Reputation: 27
I am attempting to troubleshoot a problem with our application that only occurs on a particular server belonging to one of our customers.
The application sometimes crashes, and the core files are showing an illegal memory access. I suspect the reason for that is some kind of failure with the malloc function. It is probably returning a NULL pointer, but when this occurs the machine still has plenty of free memory. My theory is that the memory was too fragmented, and when it tried to allocate some more memory (18MB), it may have failed.
What steps can I take to troubleshoot this problem? For example, does Windows log any information when a memory allocation fails? Or does it just ignore it?
The server in question is running Windows Server 2008 R2 and the Windows Event Log service is running.
At this point I can't include any code, because I don't know what part of the application is causing the problem. How can I narrow this down?
Upvotes: 0
Views: 1220
Reputation: 4010
No. The Windows Even Log is something you'd have to setup and use in your code, usually for a windows service.
Please show a code snippet demonstrating how you are allocating memory.
It should be practice to error check a call to malloc by checking if the value returned is NULL.
If you are not sure which call to malloc is failing, you're best bet is to invest in a good profiler. I've had a good amount of success using Intel Parallel Studio, but it isn't cheap. Also keep in mind that every profiler I've ever tried fails to work over COM boundries.
"Illegal memory access" is not necessarily a failure to allocate memory. It could be all manner of things. You need to break down your software into testable units and pinpoint the problem before worrying about how to resolve it.
Edit (after question revision): You are really limiting yourself with the constraint "We cannot alter the code"
You should begin by doing a search in every file for malloc or new and assure the result is checked.
You also have the option of turning optimization off, exporting symbols, creating a build, installing debugging tools, and remotely debugging while stepping through the code to narrow down where the trouble is. However, that is probably only an option if you have a list of steps to reproduce. Usually these kinds of memory problems are random in nature due to a bug in the code. It could just show up in one build and not another, but the bug is still there.
You can also profile remotely, but profiling an entire application or service yields near unusable results. Software should be broken down into unit testable parts and in turn into integration testable parts.

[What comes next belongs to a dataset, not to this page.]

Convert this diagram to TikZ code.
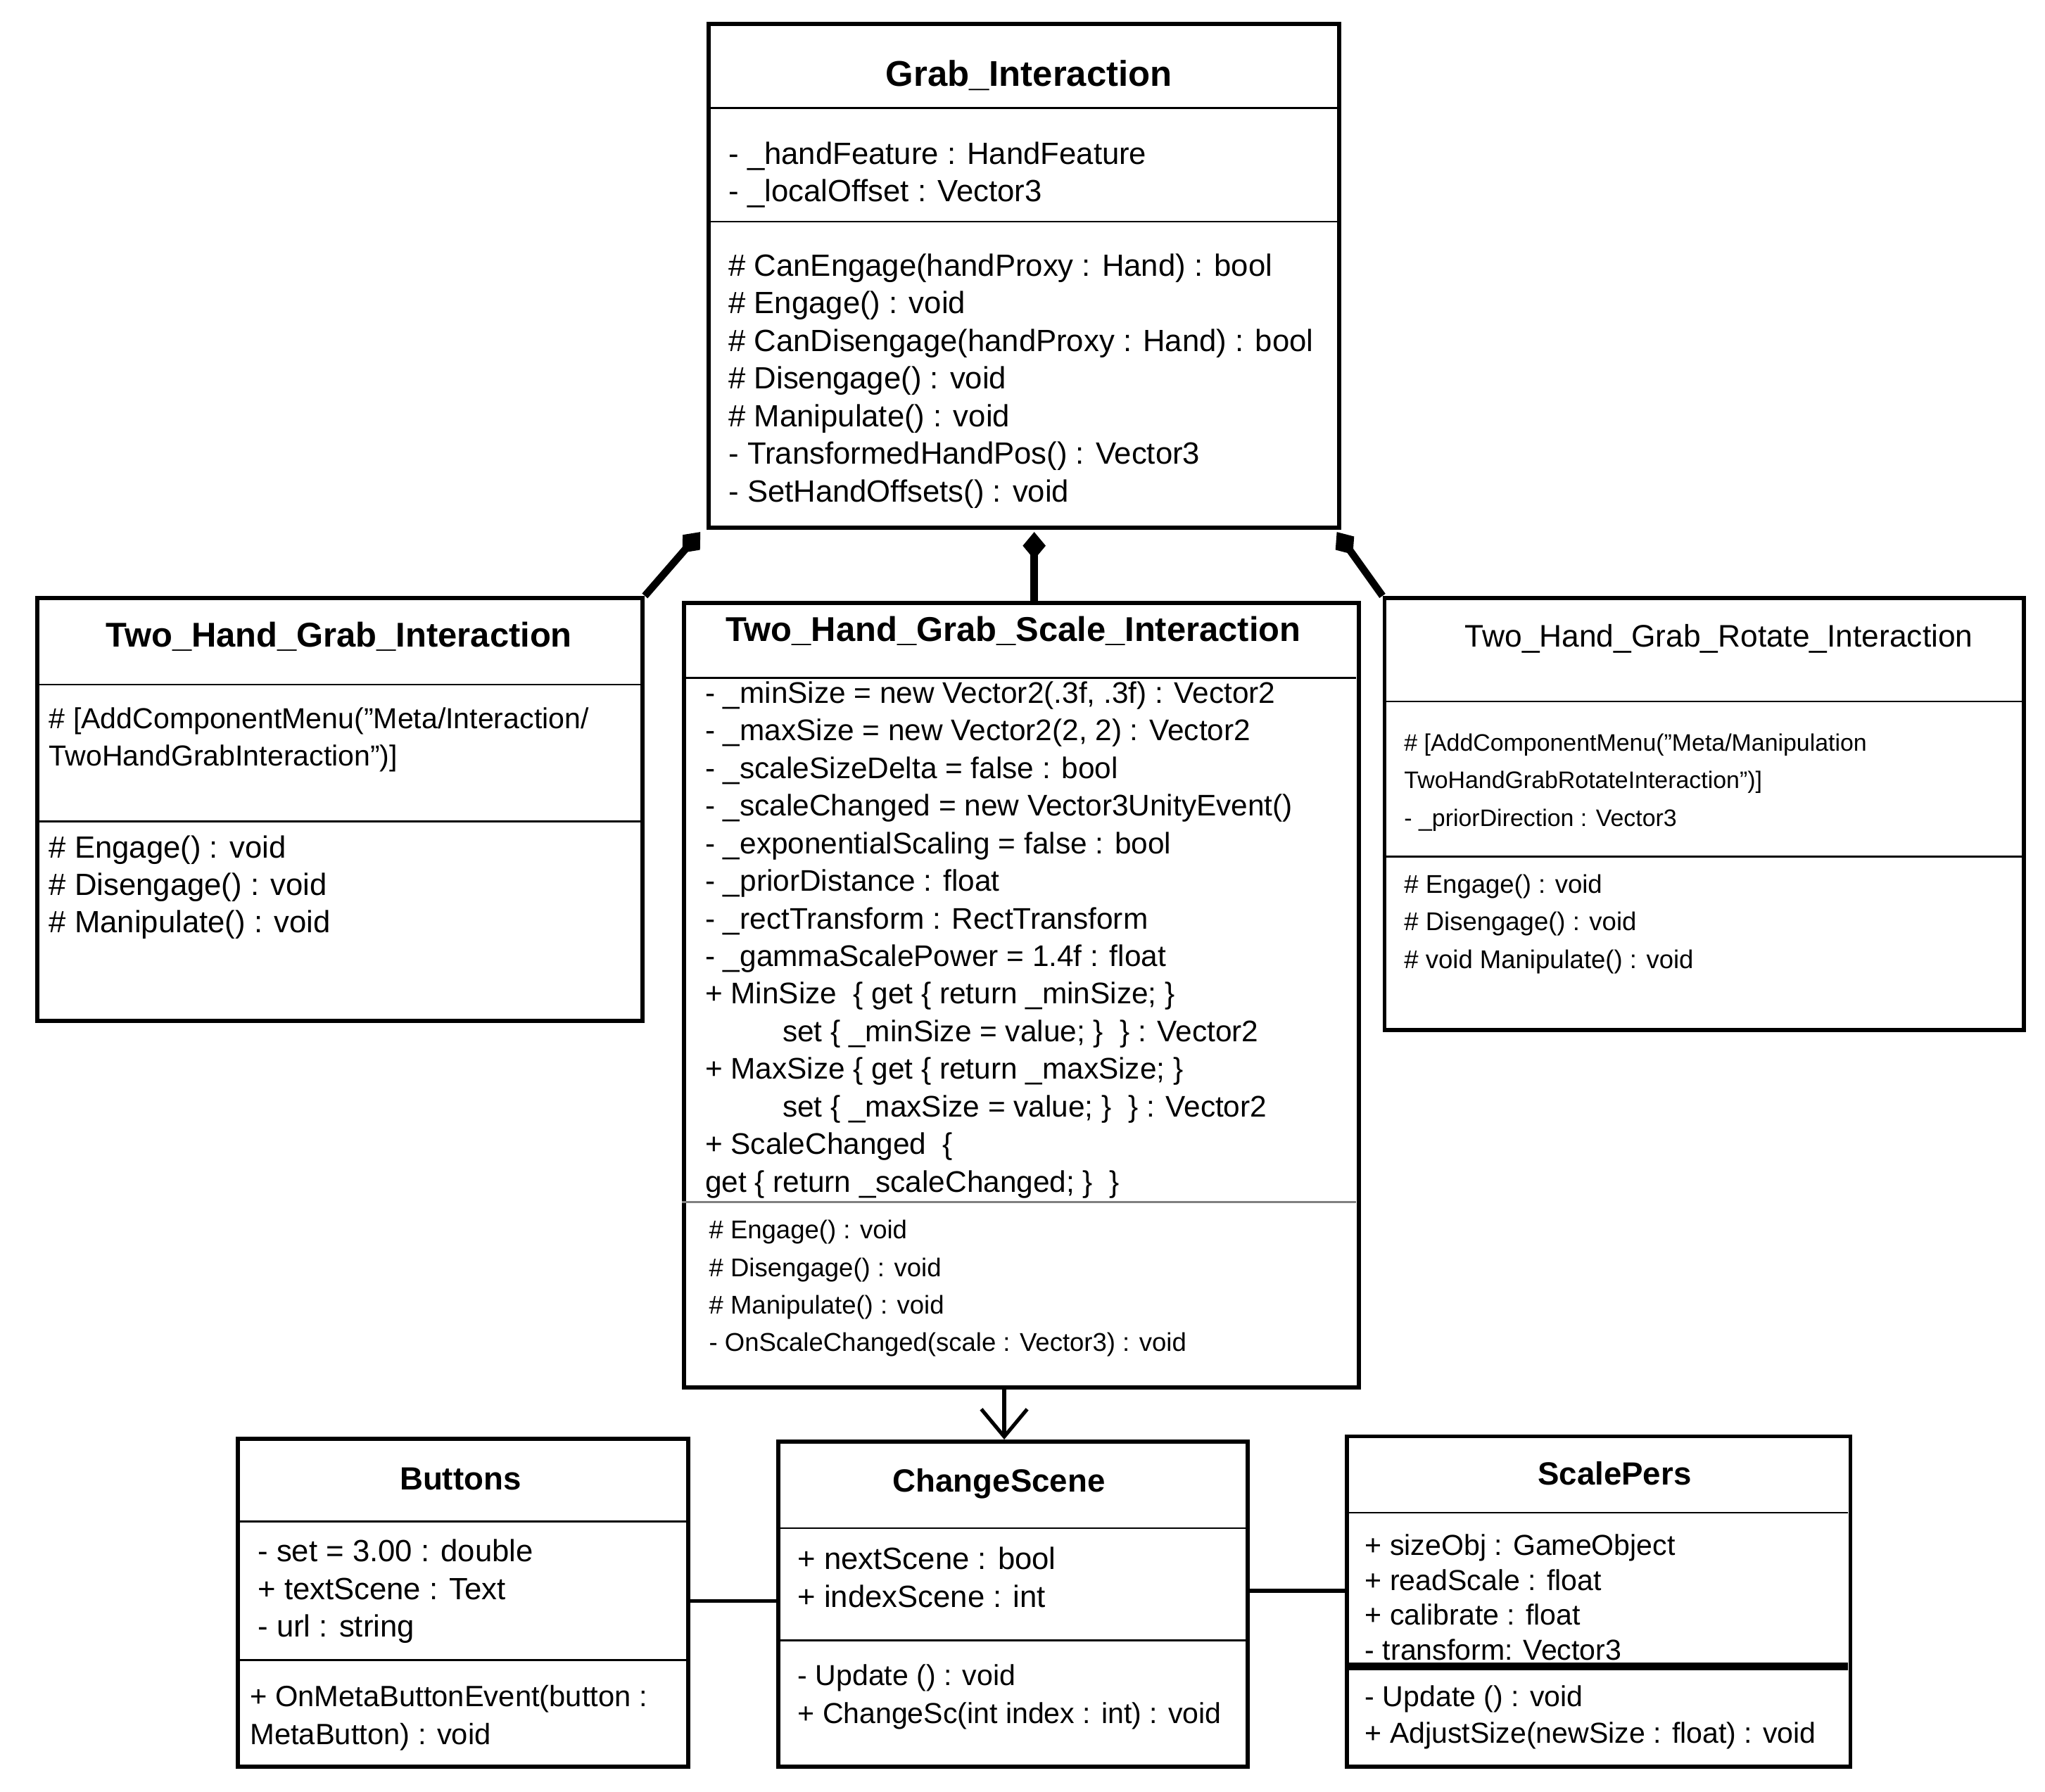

If it was not, this is the price you pay (even if it wasn't your fault).
Upvotes: 1
Reputation: 3451
This is a classic debug situation. You have an immediate failure (illegal memory access) and you need to work back to a root cause. If you were debugging in assembly you'd most likely see a register with an invalid memory ptr that was being used to access memory. After identifying the register you'd work your way backward to see where that register got its value from.

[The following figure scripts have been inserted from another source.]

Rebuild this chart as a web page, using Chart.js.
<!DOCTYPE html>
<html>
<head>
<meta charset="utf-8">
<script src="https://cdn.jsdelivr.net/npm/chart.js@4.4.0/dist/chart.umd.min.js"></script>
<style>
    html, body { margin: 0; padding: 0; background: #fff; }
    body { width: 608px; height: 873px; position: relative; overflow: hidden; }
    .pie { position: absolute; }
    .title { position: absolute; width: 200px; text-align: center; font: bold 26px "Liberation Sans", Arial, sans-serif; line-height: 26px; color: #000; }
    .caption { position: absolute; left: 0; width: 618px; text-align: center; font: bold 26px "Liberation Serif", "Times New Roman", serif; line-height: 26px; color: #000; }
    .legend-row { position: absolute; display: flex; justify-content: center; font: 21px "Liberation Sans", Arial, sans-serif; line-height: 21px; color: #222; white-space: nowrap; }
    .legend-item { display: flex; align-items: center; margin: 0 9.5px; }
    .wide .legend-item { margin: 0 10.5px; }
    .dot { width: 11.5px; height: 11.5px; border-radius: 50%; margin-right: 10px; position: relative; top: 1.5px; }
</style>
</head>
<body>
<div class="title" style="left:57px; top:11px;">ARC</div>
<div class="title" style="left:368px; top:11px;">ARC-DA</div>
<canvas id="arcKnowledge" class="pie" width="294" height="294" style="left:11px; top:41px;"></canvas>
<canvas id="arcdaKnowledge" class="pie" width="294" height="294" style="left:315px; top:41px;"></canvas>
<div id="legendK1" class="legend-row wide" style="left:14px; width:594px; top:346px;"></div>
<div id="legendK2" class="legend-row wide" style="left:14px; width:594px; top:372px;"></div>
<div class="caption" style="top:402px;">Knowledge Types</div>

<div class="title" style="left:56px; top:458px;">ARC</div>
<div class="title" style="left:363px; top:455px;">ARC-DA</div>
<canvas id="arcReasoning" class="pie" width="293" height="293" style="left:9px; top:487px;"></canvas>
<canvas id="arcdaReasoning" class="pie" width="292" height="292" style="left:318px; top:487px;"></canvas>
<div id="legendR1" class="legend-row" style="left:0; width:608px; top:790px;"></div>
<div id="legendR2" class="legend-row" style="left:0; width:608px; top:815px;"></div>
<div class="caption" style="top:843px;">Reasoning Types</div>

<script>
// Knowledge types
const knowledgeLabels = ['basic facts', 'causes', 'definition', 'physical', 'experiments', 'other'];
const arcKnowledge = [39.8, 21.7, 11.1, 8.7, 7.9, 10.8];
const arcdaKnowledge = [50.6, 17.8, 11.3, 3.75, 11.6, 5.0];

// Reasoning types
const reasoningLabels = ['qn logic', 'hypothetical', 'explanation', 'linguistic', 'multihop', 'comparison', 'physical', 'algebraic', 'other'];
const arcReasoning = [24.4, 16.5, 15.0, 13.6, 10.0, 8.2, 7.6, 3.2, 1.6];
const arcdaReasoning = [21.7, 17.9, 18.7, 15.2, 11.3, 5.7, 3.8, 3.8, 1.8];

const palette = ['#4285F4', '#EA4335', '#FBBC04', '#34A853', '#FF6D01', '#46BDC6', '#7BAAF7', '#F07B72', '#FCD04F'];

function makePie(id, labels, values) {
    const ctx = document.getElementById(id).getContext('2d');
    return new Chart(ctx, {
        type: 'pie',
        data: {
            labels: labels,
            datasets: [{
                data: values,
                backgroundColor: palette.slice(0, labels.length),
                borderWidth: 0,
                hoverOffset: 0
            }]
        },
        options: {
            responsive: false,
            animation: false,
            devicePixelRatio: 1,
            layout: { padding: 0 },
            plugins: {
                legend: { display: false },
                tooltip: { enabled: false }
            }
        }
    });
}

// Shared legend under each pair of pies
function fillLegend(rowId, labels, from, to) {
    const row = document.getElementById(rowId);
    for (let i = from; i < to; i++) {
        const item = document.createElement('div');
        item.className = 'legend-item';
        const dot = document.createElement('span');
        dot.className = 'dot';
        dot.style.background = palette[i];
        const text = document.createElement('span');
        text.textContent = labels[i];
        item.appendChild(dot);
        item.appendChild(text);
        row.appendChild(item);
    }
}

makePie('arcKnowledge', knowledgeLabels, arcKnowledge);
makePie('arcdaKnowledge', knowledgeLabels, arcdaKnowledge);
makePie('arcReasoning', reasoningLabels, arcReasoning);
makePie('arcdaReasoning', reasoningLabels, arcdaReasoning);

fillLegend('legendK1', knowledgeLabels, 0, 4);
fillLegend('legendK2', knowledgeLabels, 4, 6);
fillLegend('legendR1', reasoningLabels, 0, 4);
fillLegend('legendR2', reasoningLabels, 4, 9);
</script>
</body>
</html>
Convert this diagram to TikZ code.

If it got its value from a memory allocation call then your theory might be right.
If it got its value from another register or memory location for which you don't know what its value should be, then you have an "intermediate cause". The second register or memory location was the cause of the first register having an invalid memory ptr.
You keep working your way back through intermediate causes until you find the root cause - something that is broken that someone could fix. You may have to go up the call stack a long way to find the next intermediate cause or go a long way back in a particular function. If you're unlucky the root cause may be a memory overwrite or a race condition or something else that gets in the way of what otherwise is mostly a deductive process.

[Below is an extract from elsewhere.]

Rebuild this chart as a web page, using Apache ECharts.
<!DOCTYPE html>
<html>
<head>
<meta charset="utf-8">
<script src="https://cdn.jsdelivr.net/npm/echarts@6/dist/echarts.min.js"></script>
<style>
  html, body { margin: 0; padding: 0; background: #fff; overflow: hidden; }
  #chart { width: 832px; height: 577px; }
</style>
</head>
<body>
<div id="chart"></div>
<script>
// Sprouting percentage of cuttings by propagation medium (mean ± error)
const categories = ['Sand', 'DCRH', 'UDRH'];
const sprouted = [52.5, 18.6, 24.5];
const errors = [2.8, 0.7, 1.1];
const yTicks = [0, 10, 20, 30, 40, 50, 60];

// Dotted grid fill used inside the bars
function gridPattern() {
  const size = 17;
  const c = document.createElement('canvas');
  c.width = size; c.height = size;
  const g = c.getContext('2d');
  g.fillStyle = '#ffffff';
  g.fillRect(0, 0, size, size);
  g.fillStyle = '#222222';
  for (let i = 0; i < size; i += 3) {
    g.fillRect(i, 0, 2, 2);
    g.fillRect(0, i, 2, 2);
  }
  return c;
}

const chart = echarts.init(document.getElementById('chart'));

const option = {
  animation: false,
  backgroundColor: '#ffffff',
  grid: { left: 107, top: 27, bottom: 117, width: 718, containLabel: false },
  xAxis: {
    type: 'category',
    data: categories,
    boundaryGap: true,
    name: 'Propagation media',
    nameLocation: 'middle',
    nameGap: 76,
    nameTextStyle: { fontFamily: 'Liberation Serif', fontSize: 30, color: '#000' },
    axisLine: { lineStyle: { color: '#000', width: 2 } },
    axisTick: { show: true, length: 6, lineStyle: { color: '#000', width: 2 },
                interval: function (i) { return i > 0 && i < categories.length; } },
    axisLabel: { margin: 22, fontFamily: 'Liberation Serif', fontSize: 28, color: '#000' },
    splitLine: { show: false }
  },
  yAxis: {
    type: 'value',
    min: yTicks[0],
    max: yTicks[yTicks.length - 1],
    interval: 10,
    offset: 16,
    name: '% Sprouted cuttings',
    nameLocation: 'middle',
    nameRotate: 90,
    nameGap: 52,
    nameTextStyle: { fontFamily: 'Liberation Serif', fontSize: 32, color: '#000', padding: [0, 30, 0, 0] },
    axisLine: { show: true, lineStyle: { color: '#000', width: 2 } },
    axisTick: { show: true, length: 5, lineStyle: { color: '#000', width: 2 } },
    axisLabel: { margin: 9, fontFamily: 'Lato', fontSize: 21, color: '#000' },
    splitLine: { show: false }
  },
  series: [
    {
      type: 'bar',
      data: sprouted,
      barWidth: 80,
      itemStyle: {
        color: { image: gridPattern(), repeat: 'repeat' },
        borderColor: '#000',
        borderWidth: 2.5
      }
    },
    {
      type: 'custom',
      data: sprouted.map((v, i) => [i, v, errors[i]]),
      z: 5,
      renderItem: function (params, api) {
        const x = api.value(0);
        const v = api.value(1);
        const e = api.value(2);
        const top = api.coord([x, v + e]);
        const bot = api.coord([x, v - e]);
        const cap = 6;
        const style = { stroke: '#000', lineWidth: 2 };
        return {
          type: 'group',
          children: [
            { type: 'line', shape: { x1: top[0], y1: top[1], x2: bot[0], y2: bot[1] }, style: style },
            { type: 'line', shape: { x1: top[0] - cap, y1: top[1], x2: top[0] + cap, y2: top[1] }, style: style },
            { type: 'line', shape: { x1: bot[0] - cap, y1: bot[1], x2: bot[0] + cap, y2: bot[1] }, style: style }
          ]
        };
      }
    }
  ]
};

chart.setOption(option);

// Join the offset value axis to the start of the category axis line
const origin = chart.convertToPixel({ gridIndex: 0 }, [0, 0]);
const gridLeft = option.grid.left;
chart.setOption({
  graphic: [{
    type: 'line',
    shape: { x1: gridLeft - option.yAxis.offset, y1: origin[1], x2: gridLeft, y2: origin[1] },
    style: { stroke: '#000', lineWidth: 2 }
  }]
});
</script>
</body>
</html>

If you can do source debugging (probably not if you have a third party app), you can avoid dealing with assembly language.
BTW, if you do have a third party app, chances are good there won't be anything you can do to fix the problem on your own, even if you do find a root cause. You'll likely need an update from the software vendor.
If the software is open source you do have more options. You can download the source, fix errors, and rebuild. Or you can push a fix back into the OSS project.